→ STATED EXERCISE
From the entries below, reproduce exactly the lines from the one with "Output the LaTeX" through the one with "(0,0) rectangle (1104,630);", both included, without images.

→ INPUT DATA
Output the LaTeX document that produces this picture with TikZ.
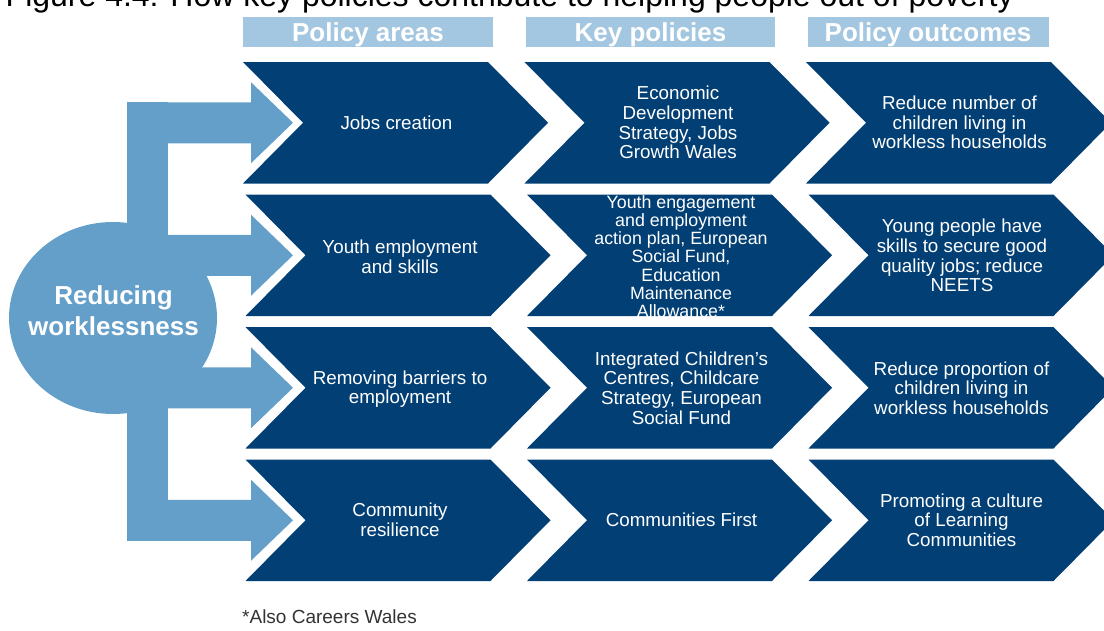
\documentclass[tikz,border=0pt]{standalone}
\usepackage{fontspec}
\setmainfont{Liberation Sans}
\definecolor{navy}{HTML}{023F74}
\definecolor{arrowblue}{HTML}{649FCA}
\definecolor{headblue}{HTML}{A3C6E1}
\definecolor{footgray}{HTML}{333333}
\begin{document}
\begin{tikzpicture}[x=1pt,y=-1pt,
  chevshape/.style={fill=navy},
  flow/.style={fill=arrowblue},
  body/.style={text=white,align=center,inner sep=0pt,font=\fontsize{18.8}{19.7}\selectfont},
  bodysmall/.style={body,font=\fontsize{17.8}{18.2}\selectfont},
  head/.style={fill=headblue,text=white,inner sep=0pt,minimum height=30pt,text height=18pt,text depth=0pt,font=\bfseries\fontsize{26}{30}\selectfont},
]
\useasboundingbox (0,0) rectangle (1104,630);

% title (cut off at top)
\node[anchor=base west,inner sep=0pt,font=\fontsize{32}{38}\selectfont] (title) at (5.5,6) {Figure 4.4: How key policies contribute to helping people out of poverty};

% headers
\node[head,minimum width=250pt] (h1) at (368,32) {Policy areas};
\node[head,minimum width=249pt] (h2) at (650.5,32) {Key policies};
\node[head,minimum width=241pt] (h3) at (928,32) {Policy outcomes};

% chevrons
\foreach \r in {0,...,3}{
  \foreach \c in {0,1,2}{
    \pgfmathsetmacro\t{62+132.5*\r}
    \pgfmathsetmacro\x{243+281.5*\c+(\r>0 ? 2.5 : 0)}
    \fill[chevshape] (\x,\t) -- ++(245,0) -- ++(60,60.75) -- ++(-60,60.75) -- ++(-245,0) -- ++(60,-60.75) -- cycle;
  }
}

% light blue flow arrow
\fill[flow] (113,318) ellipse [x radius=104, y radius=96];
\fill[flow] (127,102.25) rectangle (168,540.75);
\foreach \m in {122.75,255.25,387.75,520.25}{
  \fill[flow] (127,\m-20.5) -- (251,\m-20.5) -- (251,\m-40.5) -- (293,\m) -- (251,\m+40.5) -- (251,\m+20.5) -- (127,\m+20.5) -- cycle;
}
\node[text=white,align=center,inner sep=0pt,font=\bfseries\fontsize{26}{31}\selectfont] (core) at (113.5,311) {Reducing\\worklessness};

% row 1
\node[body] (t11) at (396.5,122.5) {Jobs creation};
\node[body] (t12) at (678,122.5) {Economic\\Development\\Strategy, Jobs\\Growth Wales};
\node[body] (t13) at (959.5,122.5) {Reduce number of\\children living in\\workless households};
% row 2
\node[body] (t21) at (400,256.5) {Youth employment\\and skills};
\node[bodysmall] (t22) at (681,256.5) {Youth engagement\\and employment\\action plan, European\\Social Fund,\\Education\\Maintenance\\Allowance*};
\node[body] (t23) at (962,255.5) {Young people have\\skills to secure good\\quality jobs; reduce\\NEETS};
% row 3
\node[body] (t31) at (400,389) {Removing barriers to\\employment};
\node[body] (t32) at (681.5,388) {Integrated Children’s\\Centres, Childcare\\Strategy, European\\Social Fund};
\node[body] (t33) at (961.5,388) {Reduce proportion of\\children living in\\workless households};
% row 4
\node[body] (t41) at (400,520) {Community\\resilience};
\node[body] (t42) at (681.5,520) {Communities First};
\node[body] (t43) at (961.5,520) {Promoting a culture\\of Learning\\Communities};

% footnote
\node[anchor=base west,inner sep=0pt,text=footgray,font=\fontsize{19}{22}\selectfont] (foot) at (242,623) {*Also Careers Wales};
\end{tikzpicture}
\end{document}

---

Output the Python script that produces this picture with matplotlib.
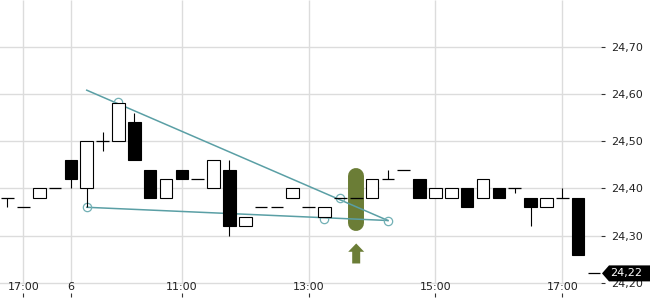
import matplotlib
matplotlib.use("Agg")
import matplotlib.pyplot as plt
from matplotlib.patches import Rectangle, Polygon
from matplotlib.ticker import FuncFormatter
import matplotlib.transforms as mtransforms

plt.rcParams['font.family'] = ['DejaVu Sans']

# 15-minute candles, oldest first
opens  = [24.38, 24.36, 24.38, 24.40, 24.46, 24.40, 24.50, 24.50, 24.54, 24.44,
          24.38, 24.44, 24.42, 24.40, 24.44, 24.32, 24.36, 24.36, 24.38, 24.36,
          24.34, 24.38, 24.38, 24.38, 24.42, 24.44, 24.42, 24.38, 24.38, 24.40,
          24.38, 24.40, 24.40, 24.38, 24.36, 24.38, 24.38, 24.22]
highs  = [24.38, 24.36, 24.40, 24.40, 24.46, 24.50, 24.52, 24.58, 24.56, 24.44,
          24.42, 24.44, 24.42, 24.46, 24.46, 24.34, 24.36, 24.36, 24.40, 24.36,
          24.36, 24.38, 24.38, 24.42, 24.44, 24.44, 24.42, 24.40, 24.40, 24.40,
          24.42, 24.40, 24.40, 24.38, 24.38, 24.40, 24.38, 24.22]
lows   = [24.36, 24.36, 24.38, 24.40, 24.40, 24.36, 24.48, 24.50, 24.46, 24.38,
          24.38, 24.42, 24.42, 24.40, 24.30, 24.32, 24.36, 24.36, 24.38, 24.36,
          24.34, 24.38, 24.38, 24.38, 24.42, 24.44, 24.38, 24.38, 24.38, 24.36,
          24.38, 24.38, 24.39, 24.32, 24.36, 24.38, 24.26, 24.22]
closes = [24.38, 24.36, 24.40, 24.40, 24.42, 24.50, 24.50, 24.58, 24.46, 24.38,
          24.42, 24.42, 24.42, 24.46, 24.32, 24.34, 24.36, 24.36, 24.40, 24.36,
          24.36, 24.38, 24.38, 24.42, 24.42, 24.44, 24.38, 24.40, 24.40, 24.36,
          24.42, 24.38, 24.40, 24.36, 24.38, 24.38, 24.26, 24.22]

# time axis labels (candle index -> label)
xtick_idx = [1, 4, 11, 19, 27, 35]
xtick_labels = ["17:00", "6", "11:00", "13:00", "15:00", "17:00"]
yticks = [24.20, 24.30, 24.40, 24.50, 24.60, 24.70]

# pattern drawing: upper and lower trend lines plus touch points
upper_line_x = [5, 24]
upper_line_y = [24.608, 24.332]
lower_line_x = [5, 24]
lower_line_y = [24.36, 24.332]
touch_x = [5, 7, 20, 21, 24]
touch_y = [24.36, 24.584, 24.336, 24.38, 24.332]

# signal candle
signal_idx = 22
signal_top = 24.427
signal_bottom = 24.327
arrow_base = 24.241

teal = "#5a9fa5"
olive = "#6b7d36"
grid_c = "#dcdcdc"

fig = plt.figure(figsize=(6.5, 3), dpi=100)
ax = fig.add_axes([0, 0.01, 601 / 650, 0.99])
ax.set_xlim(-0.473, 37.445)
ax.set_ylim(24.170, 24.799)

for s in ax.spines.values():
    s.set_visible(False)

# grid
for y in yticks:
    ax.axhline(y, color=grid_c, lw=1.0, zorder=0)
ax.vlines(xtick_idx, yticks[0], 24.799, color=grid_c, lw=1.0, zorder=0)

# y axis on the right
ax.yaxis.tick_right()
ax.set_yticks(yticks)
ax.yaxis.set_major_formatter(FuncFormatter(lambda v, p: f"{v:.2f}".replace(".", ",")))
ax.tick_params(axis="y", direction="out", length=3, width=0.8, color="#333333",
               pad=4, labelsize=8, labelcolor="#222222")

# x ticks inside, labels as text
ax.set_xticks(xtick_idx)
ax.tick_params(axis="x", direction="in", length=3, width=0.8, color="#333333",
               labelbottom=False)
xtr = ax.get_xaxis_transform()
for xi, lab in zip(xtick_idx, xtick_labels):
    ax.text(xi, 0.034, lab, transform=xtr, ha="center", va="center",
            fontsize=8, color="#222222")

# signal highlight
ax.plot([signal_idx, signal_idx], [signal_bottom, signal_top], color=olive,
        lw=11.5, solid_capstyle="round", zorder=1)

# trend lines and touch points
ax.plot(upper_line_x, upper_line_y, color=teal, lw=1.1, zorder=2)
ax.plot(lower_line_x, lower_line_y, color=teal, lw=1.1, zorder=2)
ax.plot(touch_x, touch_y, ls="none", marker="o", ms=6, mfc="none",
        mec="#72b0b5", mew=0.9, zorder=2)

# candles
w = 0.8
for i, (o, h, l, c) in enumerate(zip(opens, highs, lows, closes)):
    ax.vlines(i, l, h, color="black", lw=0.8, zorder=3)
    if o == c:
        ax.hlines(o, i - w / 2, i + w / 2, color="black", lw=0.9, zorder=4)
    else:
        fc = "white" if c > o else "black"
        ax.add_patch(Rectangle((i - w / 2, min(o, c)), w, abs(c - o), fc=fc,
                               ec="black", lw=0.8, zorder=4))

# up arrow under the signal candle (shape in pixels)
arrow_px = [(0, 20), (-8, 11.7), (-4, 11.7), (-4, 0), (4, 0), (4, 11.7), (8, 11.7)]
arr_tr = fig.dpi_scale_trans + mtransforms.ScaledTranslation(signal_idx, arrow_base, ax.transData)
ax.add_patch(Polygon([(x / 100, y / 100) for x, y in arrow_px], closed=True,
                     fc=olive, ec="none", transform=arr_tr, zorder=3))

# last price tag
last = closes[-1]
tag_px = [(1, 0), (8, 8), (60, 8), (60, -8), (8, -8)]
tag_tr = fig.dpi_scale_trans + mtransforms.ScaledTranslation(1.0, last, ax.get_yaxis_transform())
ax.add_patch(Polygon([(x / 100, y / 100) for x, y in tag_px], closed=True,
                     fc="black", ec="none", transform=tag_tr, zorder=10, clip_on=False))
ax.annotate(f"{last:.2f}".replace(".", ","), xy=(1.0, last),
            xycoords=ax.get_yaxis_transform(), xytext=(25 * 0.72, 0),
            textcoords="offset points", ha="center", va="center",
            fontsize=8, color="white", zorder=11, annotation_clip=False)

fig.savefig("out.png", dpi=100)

→ SOLUTION
Output the LaTeX document that produces this picture with TikZ.
\documentclass[tikz,border=0pt]{standalone}
\usepackage{fontspec}
\setmainfont{Liberation Sans}
\definecolor{navy}{HTML}{023F74}
\definecolor{arrowblue}{HTML}{649FCA}
\definecolor{headblue}{HTML}{A3C6E1}
\definecolor{footgray}{HTML}{333333}
\begin{document}
\begin{tikzpicture}[x=1pt,y=-1pt,
  chevshape/.style={fill=navy},
  flow/.style={fill=arrowblue},
  body/.style={text=white,align=center,inner sep=0pt,font=\fontsize{18.8}{19.7}\selectfont},
  bodysmall/.style={body,font=\fontsize{17.8}{18.2}\selectfont},
  head/.style={fill=headblue,text=white,inner sep=0pt,minimum height=30pt,text height=18pt,text depth=0pt,font=\bfseries\fontsize{26}{30}\selectfont},
]
\useasboundingbox (0,0) rectangle (1104,630);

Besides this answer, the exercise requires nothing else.